During the Great Depression of the 1930’s nations isolated themselves from the global economy through protectionist trade policies. This led to a near halt in global trade and the world economy faded into chaos.1 Realizing that closing off national economies was responsible for a deeper and much more prolonged depression, in the post war-era the victorious powers agreed to the General Agreement on Tariffs and Trade (GATT) to ensure that the integrity of international trade would be maintained. However, despite GATT and the World Trade Organization, economic downturns have had a tendency to coerce the American government into enacting protectionist policy2 which can result in harm occurring to American businesses when trade partners enact reciprocal tariffs.3

Many feared that when the worst recession since the Great Depression began in 2008 nations would revert to protectionism which would cause immense harm to American businesses that depend on foreign markets.4 Learning from the mistakes of the past, however, the United States and other nations addressed the 2008 recession in a different way, one that actually turned out to help domestic businesses while concurrently lifting the global economy out of the slump it was in. Domestically, the United States enacted the Emergency Economic Stabilization Act of 2008 (“Bailouts”) to ensure businesses stayed afloat and remained operational throughout the recession.5 Internationally, the United States paved the way for immense funds to be infused into global markets through the International Monetary Fund. During a meeting aimed at addressing the recession, nations agreed that “the resources available to the International Monetary Fund [would] be tripled to $750bn” and the G-20 nations pledged “about $250bn to boost global trade.”6 These policies were enacted in part due to an understanding of “the need for governments to create additional aggregate demand,” and this approach is extremely beneficial for businesses that need to sell products to survive.7

The recent recession saw the United States “bailout” its businesses by providing them with the funds to stay operational while concurrently looking abroad and ensuring capital reached the markets American businesses depend on to guarantee their long term viability.8 This suggests that the government response during recessions is not to resort to protecting domestic businesses via tariffs as it once was, but is instead to increase demand for products that American businesses produce.9 If policies such as these remain the case during future economic downtowns, businesses will likely have an easier time surviving the troughs of inevitable business cycles.

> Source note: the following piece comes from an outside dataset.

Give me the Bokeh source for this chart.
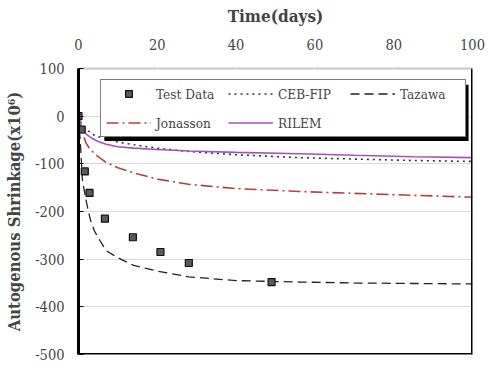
from bokeh.plotting import figure
from bokeh.models import Range1d, FixedTicker, Legend, LegendItem, Span, BoxAnnotation
from bokeh.embed import file_html
from bokeh.resources import INLINE

# Measured autogenous shrinkage (x10^-6)
days_test = [0, 0.8, 1.6, 2.8, 6.7, 13.8, 20.8, 28, 49]
shrink_test = [0, -28, -116, -161, -215, -254, -285, -308, -348]

# Model predictions sampled over time (days)
days_model = [0, 0.5, 1, 2, 3, 4, 5, 7, 10, 14, 20, 28, 40, 56, 70, 85, 100]
ceb_fip = [0, -12, -20, -28, -34, -40, -43, -48, -54, -60, -67, -74, -81, -87, -90, -93, -95]
tazawa = [0, -60, -135, -180, -217, -240, -255, -282, -297, -313, -325, -337, -345, -348, -350, -351, -352]
jonasson = [0, -18, -35, -58, -70, -78, -85, -97, -108, -119, -132, -143, -152, -158, -162, -166, -170]
rilem = [0, -16, -28, -38, -44, -49, -53, -59, -64, -67, -70, -73, -76, -79, -82, -85, -87]

x_ticks = [0, 20, 40, 60, 80, 100]
y_ticks = [-500, -400, -300, -200, -100, 0, 100]
y_tick_labels = ["-500", "-400", "-300", "-200", "-100", "0", "100"]

FONT = "DejaVu Serif Condensed, DejaVu Serif"

p = figure(width=492, height=375, output_backend="svg", toolbar_location=None,
           x_range=Range1d(0, 100), y_range=Range1d(-500, 100),
           x_axis_location="above",
           min_border_left=78, min_border_top=68, min_border_right=20, min_border_bottom=21)
p.outline_line_color = None
p.background_fill_color = "white"
p.border_fill_color = "white"

# top (time) axis
xa = p.xaxis[0]
xa.ticker = FixedTicker(ticks=x_ticks)
xa.axis_label = "Time(days)"
xa.axis_label_text_font = FONT
xa.axis_label_text_font_style = "bold"
xa.axis_label_text_font_size = "17px"
xa.axis_label_standoff = 10
xa.major_label_text_font = FONT
xa.major_label_text_font_size = "14.5px"
xa.major_label_standoff = 19
xa.axis_line_color = "#c8c8c8"
xa.axis_line_width = 2
xa.major_tick_in = 3
xa.major_tick_out = 0
xa.major_tick_line_color = "#ffffff"
xa.minor_tick_line_color = None

# left (shrinkage) axis
ya = p.yaxis[0]
ya.ticker = FixedTicker(ticks=y_ticks)
ya.major_label_overrides = {t: s for t, s in zip(y_ticks, y_tick_labels)}
ya.axis_label = "Autogenous Shrinkage(x10\u2076)"
ya.axis_label_text_font = FONT
ya.axis_label_text_font_style = "bold"
ya.axis_label_text_font_size = "16.5px"
ya.axis_label_standoff = 8
ya.major_label_text_font = FONT
ya.major_label_text_font_size = "14.5px"
ya.major_label_standoff = 14
ya.axis_line_color = "black"
ya.axis_line_width = 3
ya.major_tick_in = 5
ya.major_tick_out = 0
ya.major_tick_line_color = "black"
ya.minor_tick_line_color = None

p.xgrid.visible = False
p.ygrid.ticker = FixedTicker(ticks=y_ticks)
p.ygrid.grid_line_color = "#d9d9d9"
p.ygrid.grid_line_width = 1

# heavy frame edges on the right and bottom
p.add_layout(Span(location=100, dimension="height", line_color="black", line_width=3))
p.add_layout(Span(location=-500, dimension="width", line_color="black", line_width=3))

r_ceb = p.line(days_model, ceb_fip, line_color="#2c3a2c", line_width=1.6, line_dash="2 4")
r_taz = p.line(days_model, tazawa, line_color="#222222", line_width=1.3, line_dash="9 5")
r_jon = p.line(days_model, jonasson, line_color="#b0403c", line_width=1.6, line_dash="12 4 2 4")
r_ril = p.line(days_model, rilem, line_color="#a452b8", line_width=1.6)
r_test = p.scatter(days_test, shrink_test, marker="square", size=7,
                   fill_color="#5a5a5a", line_color="#111111", line_width=1.2)

# drop shadow behind the legend box
p.add_layout(BoxAnnotation(left=6.6, right=99.0, top=66.0, bottom=-52,
                           fill_color="black", fill_alpha=1.0, line_color=None))

legend = Legend(items=[
    LegendItem(label="Test Data", renderers=[r_test]),
    LegendItem(label="CEB-FIP", renderers=[r_ceb]),
    LegendItem(label="Tazawa", renderers=[r_taz]),
    LegendItem(label="Jonasson", renderers=[r_jon]),
    LegendItem(label="RILEM", renderers=[r_ril]),
], location=(22, 217), orientation="horizontal", ncols=3,
    glyph_width=45, glyph_height=17, label_height=17, label_width=60, label_standoff=5,
    spacing=12, padding=5, margin=0,
    label_text_font=FONT, label_text_font_size="13.5px",
    border_line_color="black", border_line_width=1,
    background_fill_color="white", background_fill_alpha=1.0)
p.add_layout(legend)

open("out.html", "w").write(file_html(p, INLINE))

  1. Bill Krist, Did the Smoot-Hawley Tariff Cause the Great Depression, America’s Trade Policy (June 16, 2014), http://americastradepolicy.com/did-the-smoot-hawley-tariff-cause-the-great-depression/#.VibSsCtBZke. 

  2. Id. 

  3. Douglas A. Irwin, Peddling Protectionism: Smoot-Hawley and the Great Depression 4 (2011). 

  4. Anthony Faiola, A Global Retreat as Economies Dry Up, The Washington Post (Mar. 5, 2009), http://www.washingtonpost.com/wp-dyn/content/article/2009/03/04/AR2009030404221.html 

  5. Warner Rose, G20 Countries Lean Toward Protectionism, Despite Pledge Not To, U.S. Dept. of State, (Mar. 13, 2009), http://iipdigital.usembassy.gov/st/english/article/2009/03/20090312190036berehellek0.2109644.html#axzz3p39Q4tjZ 

  6. G20 Leaders Seal $1tn Global Deal, BBC News (Apr. 2, 2009), http://news.bbc.co.uk/2/hi/business/7979483.stm 

  7. Robert C. Shelburne, The Global Financial Crisis and its Impact on Trade (United Nations Economic Commission for Europe, Working Paper No. 2010.2). 

  8. Id. 

  9. Bill Krist, Did the Smoot-Hawley Tariff Cause the Great Depression, America’s Trade Policy (June 16, 2014), http://americastradepolicy.com/did-the-smoot-hawley-tariff-cause-the-great-depression/#.VibSsCtBZke.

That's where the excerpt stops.